Pros: Allows you to enjoy two very different playstyles. Ranged DPS is less a liability on most (current) raid bosses than melee. On fights where you're not tanking, your guild lacks a moonkin, and you have a lot of casters, you'll provide more raid DPS (and/or avoid duplicating LotP with another feral around).

Cons: Having to collect two entirely different sets of gear is a hassle, neither gear is optimized (or even particularly good) for cat DPS or Restoration in the event that you respec out, and if you're not that experienced with one of them, it'll take time to learn how to play it well. Then again, that could be said of any spec. Also, a melee-heavy raid will get more DPS from LotP than it will from the aforementioned Balance buffs even if you don't have another moonkin.


The dual-spec of choice for people who just want to see the world burn.

Pros: Either spec will allow you to blow through enemies like Kleenex. Large numbers. More large numbers. And more large numbers after that. A sideline in kitty will also allow you to get some off-tanking done for your guild if needed.

Cons: Cat builds have limited usefulness in the event that you'd need to tank something bigger and meaner (although I am very intrigued by Kalon's recent work on the extent to which you can get away with cat gear and talentswhile tanking raid bosses, and have experimented with this on heroic achievement runs where DPS is a major requirement).
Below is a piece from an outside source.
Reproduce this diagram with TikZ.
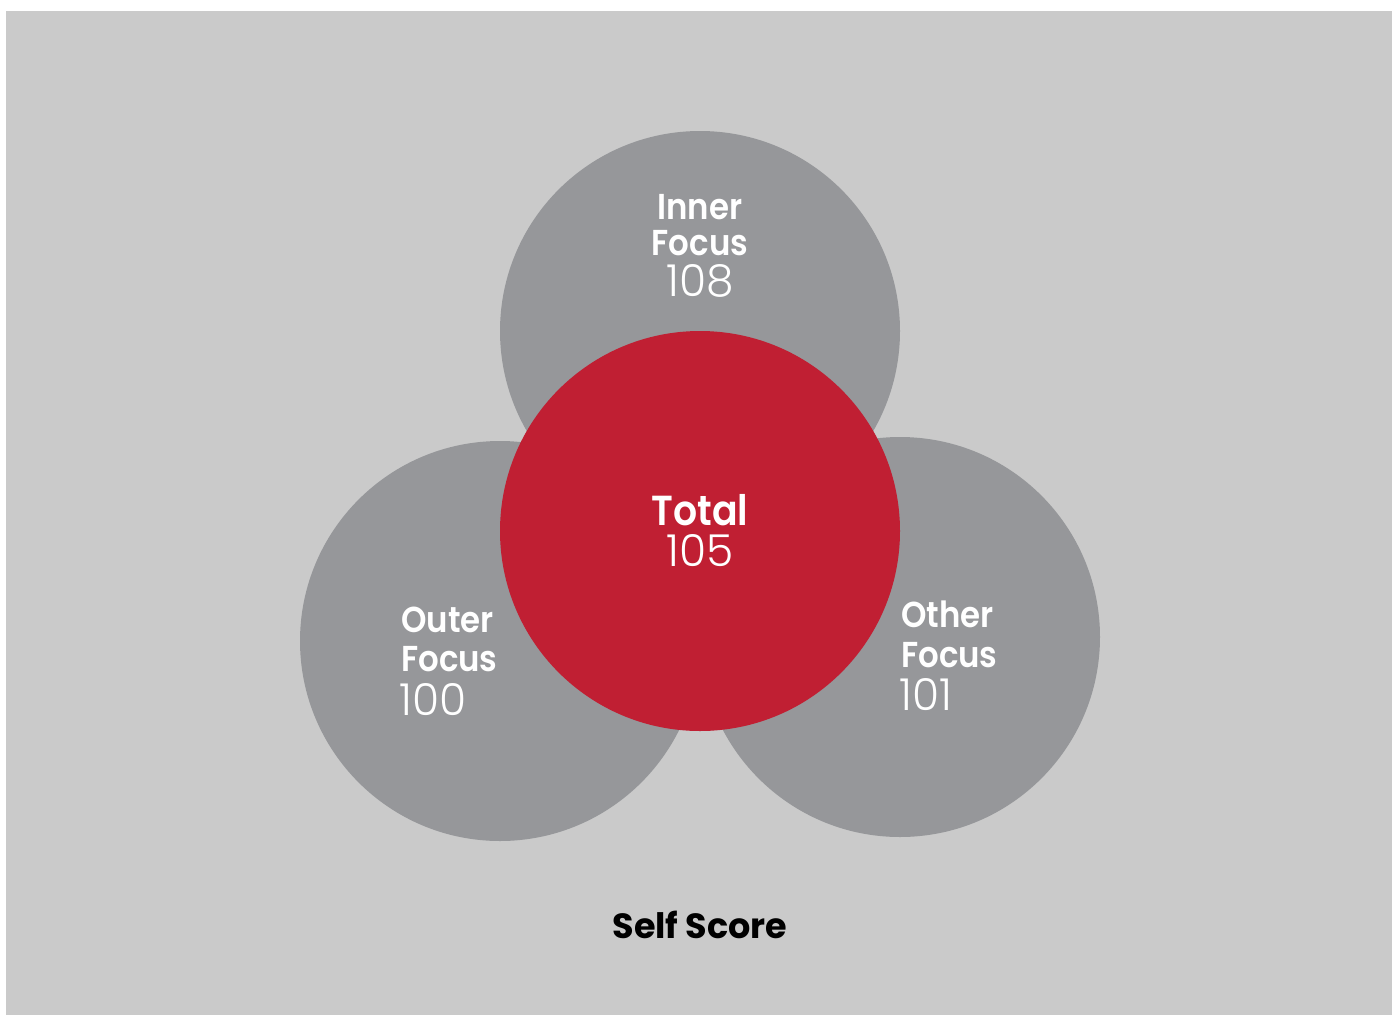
\documentclass[tikz,border=0pt]{standalone}
\usepackage{fontspec}
\setmainfont{Poppins}
\newfontfamily\thinnum{Poppins Light}
\newfontfamily\headfont[FakeStretch=0.9]{Poppins SemiBold}
\definecolor{panelgray}{HTML}{CACACA}
\definecolor{focusgray}{HTML}{96979A}
\definecolor{totalred}{HTML}{C01F33}
\tikzset{
    %Define style for the circles
    focus/.style={
           circle,
           fill=focusgray,
           minimum size=400pt,
           inner sep=0pt},
    total/.style={
           circle,
           fill=totalred,
           minimum size=400pt,
           inner sep=0pt},
    %Define style for the texts
    head/.style={
           text=white,
           inner sep=0pt,
           font=\fontsize{36}{36}\selectfont\headfont},
    bighead/.style={
           head,
           font=\fontsize{42}{42}\selectfont\headfont},
    score/.style={
           text=white,
           inner sep=0pt,
           font=\fontsize{44}{44}\selectfont\thinnum}
}
\begin{document}
\begin{tikzpicture}[x=1pt,y=-1pt]
\useasboundingbox (0,0) rectangle (1398,1015);
\fill[panelgray] (6,11) rectangle (1392,1015);
\node[focus](inner) at (700,331){};
\node[focus](outer) at (500,641){};
\node[focus](other) at (900,637){};
\node[total](total) at (700,531){};
% texts
\node[head,anchor=base](innerA) at (700,219){Inner};
\node[head,anchor=base](innerB) at (700,255){Focus};
\node[score,anchor=base](innerN) at (700,296){108};
\node[bighead,anchor=base](totalA) at (700,525){Total};
\node[score,anchor=base](totalN) at (700,566){105};
\node[head,anchor=base west](outerA) at (401,632){Outer};
\node[head,anchor=base west](outerB) at (401,671){Focus};
\node[score,anchor=base west](outerN) at (399,715){100};
\node[head,anchor=base west](otherA) at (901,627){Other};
\node[head,anchor=base west](otherB) at (901,667){Focus};
\node[score,anchor=base west](otherN) at (899,710){101};
\node[anchor=base,inner sep=0pt,font=\fontsize{35}{35}\selectfont\bfseries](self) at (700,938){Self Score};
\end{tikzpicture}
\end{document}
Running a two-DPS dual-spec is also heavily dependent on your guild or server having a decent supply of tanks or healers around to allow you to keep pew-pewing.

I'm very skeptical of the extent to which that's true, and would encourage most Druids to run at least one spec that will enable them to get a group or raid off the ground a lot faster.


This is probably going to be a popular (if not most popular) dual-spec choice for raiding ferals. You sacrifice a lot of DPS in order to run a dedicated bear build, and a lot of mitigation and avoidance to run a dedicated cat build. On fights where you don't need to tank, you should be putting out as much damage as you possibly can, and on fights where you DO need to tank, there's no reason to make the healers' job harder that it already is. A prime example would be moving from Sapphiron to Kel'Thuzad in 25-man raids, or going from Malygos to a Sartharion with drakes up (provided that you haven't already lost your Sarth-tanking job to a voidwalker).

Pros: There's some amount of gear overlap here (more so once Savage Defense goes live and +crit becomes a hybrid stat) and if you've been playing feral for a while, you're probably accustomed to frequent switches between bear and cat already. A bear/cat dual spec basically gives you the opportunity to supercharge what you're already doing with minimal fuss.

Cons: Eh. I really can't see any. You'd have to be crazy to be feral and not have bear and cat sets already.